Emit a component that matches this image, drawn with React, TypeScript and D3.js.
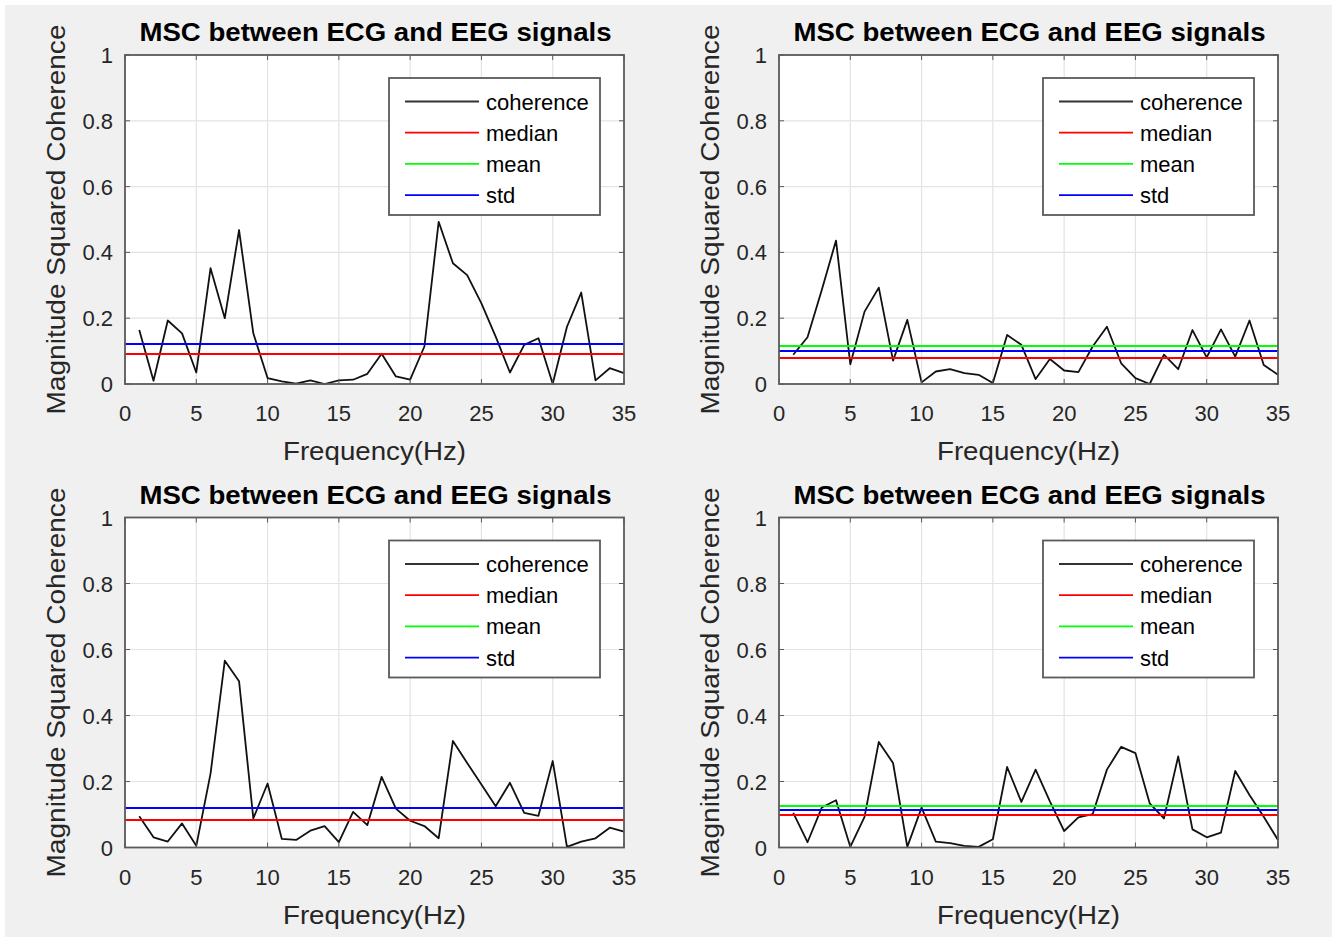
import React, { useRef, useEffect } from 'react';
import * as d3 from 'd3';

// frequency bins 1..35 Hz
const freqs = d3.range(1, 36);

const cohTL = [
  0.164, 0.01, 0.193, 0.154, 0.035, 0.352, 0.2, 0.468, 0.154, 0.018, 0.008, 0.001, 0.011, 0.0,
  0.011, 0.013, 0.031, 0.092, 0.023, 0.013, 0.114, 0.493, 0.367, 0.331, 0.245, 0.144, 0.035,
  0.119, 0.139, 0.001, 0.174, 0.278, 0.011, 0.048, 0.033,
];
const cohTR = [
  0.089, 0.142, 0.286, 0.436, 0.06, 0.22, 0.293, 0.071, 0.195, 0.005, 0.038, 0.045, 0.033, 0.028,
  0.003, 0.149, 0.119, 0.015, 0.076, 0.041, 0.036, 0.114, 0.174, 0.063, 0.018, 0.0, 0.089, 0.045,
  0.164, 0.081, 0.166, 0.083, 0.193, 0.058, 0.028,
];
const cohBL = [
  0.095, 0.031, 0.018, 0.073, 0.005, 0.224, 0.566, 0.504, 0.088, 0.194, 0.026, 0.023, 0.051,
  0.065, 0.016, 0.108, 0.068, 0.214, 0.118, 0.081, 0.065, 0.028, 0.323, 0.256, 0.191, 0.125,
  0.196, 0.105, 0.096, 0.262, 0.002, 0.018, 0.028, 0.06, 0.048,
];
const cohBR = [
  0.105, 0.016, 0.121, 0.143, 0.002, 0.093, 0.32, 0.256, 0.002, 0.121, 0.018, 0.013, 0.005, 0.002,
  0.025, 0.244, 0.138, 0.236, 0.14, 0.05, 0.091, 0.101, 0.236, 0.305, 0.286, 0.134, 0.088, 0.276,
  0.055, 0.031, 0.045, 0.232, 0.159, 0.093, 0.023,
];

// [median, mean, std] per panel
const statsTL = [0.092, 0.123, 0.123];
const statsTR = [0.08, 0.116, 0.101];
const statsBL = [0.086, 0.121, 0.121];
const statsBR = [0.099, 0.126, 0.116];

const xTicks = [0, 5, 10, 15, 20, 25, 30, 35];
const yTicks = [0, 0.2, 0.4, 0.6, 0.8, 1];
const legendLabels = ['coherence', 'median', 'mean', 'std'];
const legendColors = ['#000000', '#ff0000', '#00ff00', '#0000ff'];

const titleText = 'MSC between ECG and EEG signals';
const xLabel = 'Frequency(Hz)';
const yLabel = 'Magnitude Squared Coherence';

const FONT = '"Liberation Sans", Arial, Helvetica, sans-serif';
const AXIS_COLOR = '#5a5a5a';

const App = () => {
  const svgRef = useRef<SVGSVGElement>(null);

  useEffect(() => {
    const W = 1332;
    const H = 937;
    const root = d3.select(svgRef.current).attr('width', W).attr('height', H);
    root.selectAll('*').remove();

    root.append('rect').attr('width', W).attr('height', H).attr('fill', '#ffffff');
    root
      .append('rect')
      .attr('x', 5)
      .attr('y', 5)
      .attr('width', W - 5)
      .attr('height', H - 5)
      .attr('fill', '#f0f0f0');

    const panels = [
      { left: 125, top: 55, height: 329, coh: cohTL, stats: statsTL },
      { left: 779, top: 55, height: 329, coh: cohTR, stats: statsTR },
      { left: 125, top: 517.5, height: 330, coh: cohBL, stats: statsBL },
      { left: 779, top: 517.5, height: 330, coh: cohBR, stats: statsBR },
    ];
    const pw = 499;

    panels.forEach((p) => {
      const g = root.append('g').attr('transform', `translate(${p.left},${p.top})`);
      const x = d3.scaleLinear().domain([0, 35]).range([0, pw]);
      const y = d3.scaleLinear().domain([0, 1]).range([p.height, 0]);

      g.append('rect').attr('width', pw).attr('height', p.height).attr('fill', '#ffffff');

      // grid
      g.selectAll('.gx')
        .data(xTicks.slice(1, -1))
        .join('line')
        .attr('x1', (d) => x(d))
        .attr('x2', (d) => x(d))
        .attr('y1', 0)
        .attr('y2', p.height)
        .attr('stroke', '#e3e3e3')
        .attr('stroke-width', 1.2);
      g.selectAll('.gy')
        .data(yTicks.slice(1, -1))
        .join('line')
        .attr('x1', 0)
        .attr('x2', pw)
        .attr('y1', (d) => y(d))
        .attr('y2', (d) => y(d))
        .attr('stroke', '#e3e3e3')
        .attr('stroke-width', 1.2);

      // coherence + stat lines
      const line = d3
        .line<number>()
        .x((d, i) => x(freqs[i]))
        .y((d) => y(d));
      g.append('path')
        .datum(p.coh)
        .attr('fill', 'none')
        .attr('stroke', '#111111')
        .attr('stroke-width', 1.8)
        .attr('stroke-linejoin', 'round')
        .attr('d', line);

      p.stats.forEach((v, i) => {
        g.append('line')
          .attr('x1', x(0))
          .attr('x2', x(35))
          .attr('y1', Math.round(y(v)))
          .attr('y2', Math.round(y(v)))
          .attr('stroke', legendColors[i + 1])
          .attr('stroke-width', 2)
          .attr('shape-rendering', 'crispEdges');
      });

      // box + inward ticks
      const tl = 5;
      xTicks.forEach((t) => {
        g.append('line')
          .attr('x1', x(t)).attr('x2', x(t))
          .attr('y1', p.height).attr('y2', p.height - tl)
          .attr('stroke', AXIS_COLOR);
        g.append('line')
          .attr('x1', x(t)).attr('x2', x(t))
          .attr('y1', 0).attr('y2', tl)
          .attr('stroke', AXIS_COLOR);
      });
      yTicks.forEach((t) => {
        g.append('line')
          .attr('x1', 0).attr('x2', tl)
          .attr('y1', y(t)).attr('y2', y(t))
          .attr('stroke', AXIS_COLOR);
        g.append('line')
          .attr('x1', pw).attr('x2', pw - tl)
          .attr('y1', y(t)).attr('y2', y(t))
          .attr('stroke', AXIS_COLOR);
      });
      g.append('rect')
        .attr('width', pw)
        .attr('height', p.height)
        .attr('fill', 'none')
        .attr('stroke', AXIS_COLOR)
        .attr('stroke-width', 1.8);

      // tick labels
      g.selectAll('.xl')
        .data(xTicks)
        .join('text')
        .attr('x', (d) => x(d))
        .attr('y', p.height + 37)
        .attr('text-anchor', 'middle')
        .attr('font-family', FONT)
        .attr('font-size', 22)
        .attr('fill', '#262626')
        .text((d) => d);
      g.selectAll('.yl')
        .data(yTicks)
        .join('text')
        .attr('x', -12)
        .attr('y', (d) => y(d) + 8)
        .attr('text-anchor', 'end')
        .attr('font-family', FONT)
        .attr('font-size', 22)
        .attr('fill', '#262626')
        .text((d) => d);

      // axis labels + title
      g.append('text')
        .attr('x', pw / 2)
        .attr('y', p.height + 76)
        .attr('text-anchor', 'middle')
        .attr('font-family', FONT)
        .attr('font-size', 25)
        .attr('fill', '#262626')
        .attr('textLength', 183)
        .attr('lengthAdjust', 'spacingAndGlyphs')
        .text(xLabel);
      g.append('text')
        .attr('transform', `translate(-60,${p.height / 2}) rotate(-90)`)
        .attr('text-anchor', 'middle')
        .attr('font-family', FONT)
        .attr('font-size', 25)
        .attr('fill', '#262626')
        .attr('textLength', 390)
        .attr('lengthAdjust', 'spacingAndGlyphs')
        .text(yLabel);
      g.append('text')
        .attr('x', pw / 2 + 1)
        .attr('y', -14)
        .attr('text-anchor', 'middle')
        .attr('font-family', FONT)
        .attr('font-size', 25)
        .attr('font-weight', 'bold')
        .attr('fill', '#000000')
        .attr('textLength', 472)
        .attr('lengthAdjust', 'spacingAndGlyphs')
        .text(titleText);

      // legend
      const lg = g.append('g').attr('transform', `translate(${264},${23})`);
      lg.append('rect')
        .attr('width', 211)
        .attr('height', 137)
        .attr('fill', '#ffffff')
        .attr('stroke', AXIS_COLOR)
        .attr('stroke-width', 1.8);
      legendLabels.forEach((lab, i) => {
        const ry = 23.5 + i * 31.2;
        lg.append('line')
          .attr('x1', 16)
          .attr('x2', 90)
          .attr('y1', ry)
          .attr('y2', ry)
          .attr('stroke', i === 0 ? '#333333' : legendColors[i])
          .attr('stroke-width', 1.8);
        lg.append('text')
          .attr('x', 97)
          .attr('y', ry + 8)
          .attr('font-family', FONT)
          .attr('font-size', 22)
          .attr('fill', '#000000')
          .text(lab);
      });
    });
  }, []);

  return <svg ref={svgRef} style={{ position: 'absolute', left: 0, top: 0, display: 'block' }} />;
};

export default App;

- _Brief_:
Copy nothing but the lines from the top of the material through the line holding "const freqs = d3.range(1, 36);", exactly as written; omit pictures.

- _Task output_:
Emit a component that matches this image, drawn with React, TypeScript and D3.js.
import React, { useRef, useEffect } from 'react';
import * as d3 from 'd3';

// frequency bins 1..35 Hz
const freqs = d3.range(1, 36);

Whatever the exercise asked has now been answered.